[Begin Records provided]
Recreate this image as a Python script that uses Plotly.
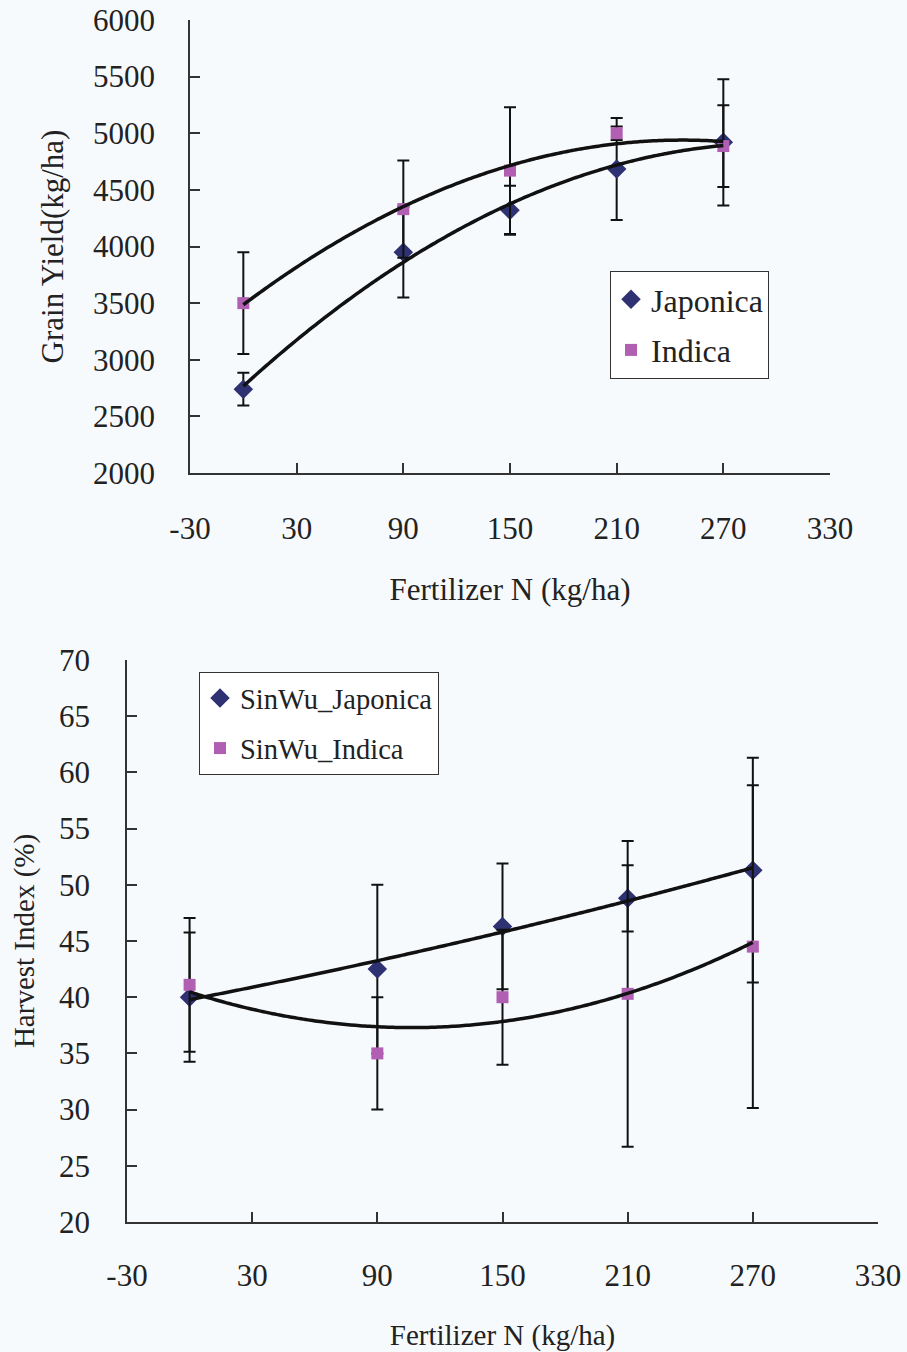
import numpy as np
import plotly.graph_objects as go

# ---------------- data ----------------
n_rate = [0, 90, 150, 210, 270]

yield_japonica = [2740, 3950, 4320, 4685, 4920]
yield_japonica_err = [145, 400, 216, 450, 557]
yield_indica = [3500, 4330, 4670, 5000, 4887]
yield_indica_err = [449, 430, 560, 60, 361]

hi_japonica = [40.0, 42.5, 46.3, 48.8, 51.3]
hi_japonica_err = [5.75, 7.5, 5.6, 2.95, 10.0]
hi_indica = [41.1, 35.0, 40.0, 40.3, 44.5]
hi_indica_err = [5.95, 5.0, 6.0, 13.6, 14.35]

x_ticks = [-30, 30, 90, 150, 210, 270, 330]
x_tick_labels = ["-30", "30", "90", "150", "210", "270", "330"]

# --------------- styles ---------------
FONT = "Liberation Serif"
C_JAP = "#2E3172"
C_IND = "#B05FB3"
BG = "#F7FAFD"

W, H = 907, 1352


def fx(px):
    return px / W


def fy(py):
    return 1 - py / H


def trend(x, y, deg=2):
    c = np.polyfit(x, y, deg)
    xs = np.linspace(min(x), max(x), 120)
    return xs, np.polyval(c, xs)


fig = go.Figure()


def add_series(x, y, err, name, color, symbol, size, xa, ya, legend, group):
    fig.add_trace(go.Scatter(
        x=x, y=y, mode="markers", name=name,
        marker=dict(symbol=symbol, size=size, color=color, line=dict(width=0)),
        error_y=dict(type="data", array=err, visible=True, color="#111111",
                     thickness=2, width=6),
        xaxis=xa, yaxis=ya, legend=legend, legendgroup=group,
    ))


def add_trend(x, y, xa, ya):
    xs, ys = trend(x, y)
    fig.add_trace(go.Scatter(
        x=xs, y=ys, mode="lines", showlegend=False, hoverinfo="skip",
        line=dict(color="#111111", width=3.5, shape="spline"),
        xaxis=xa, yaxis=ya,
    ))


# top chart
add_series(n_rate, yield_japonica, yield_japonica_err, "Japonica", C_JAP,
           "diamond", 15, "x", "y", "legend", "a")
add_series(n_rate, yield_indica, yield_indica_err, "Indica", C_IND,
           "square", 12, "x", "y", "legend", "b")
add_trend(n_rate, yield_japonica, "x", "y")
add_trend(n_rate, yield_indica, "x", "y")

# bottom chart
add_series(n_rate, hi_japonica, hi_japonica_err, "SinWu_Japonica", C_JAP,
           "diamond", 15, "x2", "y2", "legend2", "c")
add_series(n_rate, hi_indica, hi_indica_err, "SinWu_Indica", C_IND,
           "square", 12, "x2", "y2", "legend2", "d")
add_trend(n_rate, hi_japonica, "x2", "y2")
add_trend(n_rate, hi_indica, "x2", "y2")

axis_common = dict(
    showline=True, linecolor="#333333", linewidth=1.5, mirror=False,
    ticks="inside", ticklen=10, tickwidth=1.5, tickcolor="#333333",
    showgrid=False, zeroline=False, automargin=False,
    ticklabeloverflow="allow",
    tickfont=dict(family=FONT, size=31, color="#222222"),
)

fig.update_layout(
    width=W, height=H,
    margin=dict(l=0, r=0, t=0, b=0, autoexpand=False),
    paper_bgcolor=BG, plot_bgcolor=BG,
    font=dict(family=FONT, color="#222222"),
    xaxis=dict(**axis_common, domain=[fx(190), fx(830)], anchor="y",
               range=[-30, 330], tickvals=x_ticks, ticktext=x_tick_labels,
               ticklabelstandoff=27,
               title=dict(text="Fertilizer N (kg/ha)", standoff=33,
                          font=dict(family=FONT, size=31, color="#222222"))),
    yaxis=dict(**axis_common, domain=[fy(473), fy(20)], anchor="x",
               range=[2000, 6000], dtick=500, ticklabelstandoff=27,
               title=dict(text="Grain Yield(kg/ha)", standoff=20,
                          font=dict(family=FONT, size=31, color="#222222"))),
    xaxis2=dict(**axis_common, domain=[fx(127), fx(878)], anchor="y2",
                range=[-30, 330], tickvals=x_ticks, ticktext=x_tick_labels,
                ticklabelstandoff=25,
                title=dict(text="Fertilizer N (kg/ha)", standoff=38,
                           font=dict(family=FONT, size=29, color="#222222"))),
    yaxis2=dict(**axis_common, domain=[fy(1222), fy(660)], anchor="x2",
                range=[20, 70], dtick=5, ticklabelstandoff=29,
                title=dict(text="Harvest Index (%)", standoff=16,
                           font=dict(family=FONT, size=29, color="#222222"))),
    legend=dict(x=fx(610), y=fy(271), xanchor="left", yanchor="top",
                bgcolor="white", bordercolor="#333333", borderwidth=1,
                font=dict(family=FONT, size=32, color="#222222"),
                traceorder="grouped", tracegroupgap=6),
    legend2=dict(x=fx(199), y=fy(672), xanchor="left", yanchor="top",
                 bgcolor="white", bordercolor="#333333", borderwidth=1,
                 font=dict(family=FONT, size=28.5, color="#222222"),
                 traceorder="grouped", tracegroupgap=10),
    showlegend=True,
)

# remove the default page margin so the figure fills the window exactly
fig.write_html("out.html",
               config={"displayModeBar": False},
               post_script="document.body.style.margin='0';"
                           "document.body.style.overflow='hidden';")
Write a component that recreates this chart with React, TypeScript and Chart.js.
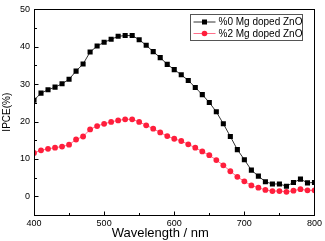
[End Records provided]
The problem –
Leave out the pictures and repeat exactly the lines from the start of the material through the line that contains "hi_indica_err = [5.95, 5.0, 6.0, 13.6, 14.35]", both included.

Answer –
Recreate this image as a Python script that uses Plotly.
import numpy as np
import plotly.graph_objects as go

# ---------------- data ----------------
n_rate = [0, 90, 150, 210, 270]

yield_japonica = [2740, 3950, 4320, 4685, 4920]
yield_japonica_err = [145, 400, 216, 450, 557]
yield_indica = [3500, 4330, 4670, 5000, 4887]
yield_indica_err = [449, 430, 560, 60, 361]

hi_japonica = [40.0, 42.5, 46.3, 48.8, 51.3]
hi_japonica_err = [5.75, 7.5, 5.6, 2.95, 10.0]
hi_indica = [41.1, 35.0, 40.0, 40.3, 44.5]
hi_indica_err = [5.95, 5.0, 6.0, 13.6, 14.35]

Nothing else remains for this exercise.